Sabemos que há uma enorme pressão para abrir mais faculdades de medicina privadas, que o ministro Manuel Heitor fala em mais três faculdades públicas (Aveiro, Évora e Vila Real).
Pergunta-se, teremos corpo docente qualificado e disponível? Qual a resultante futura do cruzamento de cursos de medicina “XPTO” e das universidades públicas? Por fim, que mundo
na Saúde se está a construir?
Sendo o quinto País da OCDE em número de médicos, dificilmente se pode admitir que os bloqueios no setor possam ser imputados à carência destes profissionais. Há, por outro lado,
manifestas assimetrias regionais em cuidados de saúde. As razões que levam à carência de médicos de família em Lisboa e Vale do Tejo são seguramente diferentes das que originam a sua falta nas regiões do interior. Os bloqueios na área hospitalar não parece que resultem também da falta de profissionais, sentem-se é cada vez menos atraídos pelo trabalho no Serviço Nacional de Saúde, mas, em boa verdade, nada de novo ocorreu durante 30 anos em termos de reforma deste setor.
Enquanto sociedade, a grande maioria revê-se num SNS universal e tendencialmente gratuito.

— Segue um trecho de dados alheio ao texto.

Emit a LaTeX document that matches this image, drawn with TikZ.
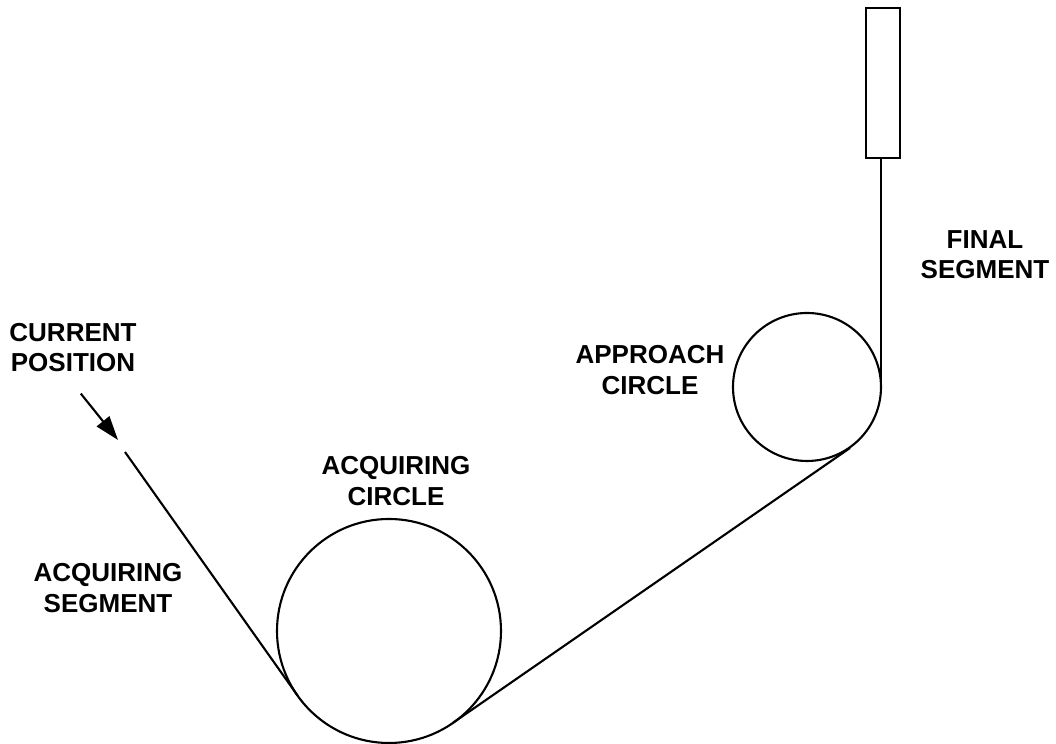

Tenhamos a noção que quando se coloca e bem, a fasquia da Saúde em nível tão elevado, não há soluções fáceis para responder com a máxima equidade às inúmeras necessidades em
cuidados de saúde. Procurar resolver tão complexa equação pela simples lei da oferta e procura ou criando desníveis na formação dos profissionais, é ilusório e vai degradando a qualidade dos serviços prestados à maioria da população.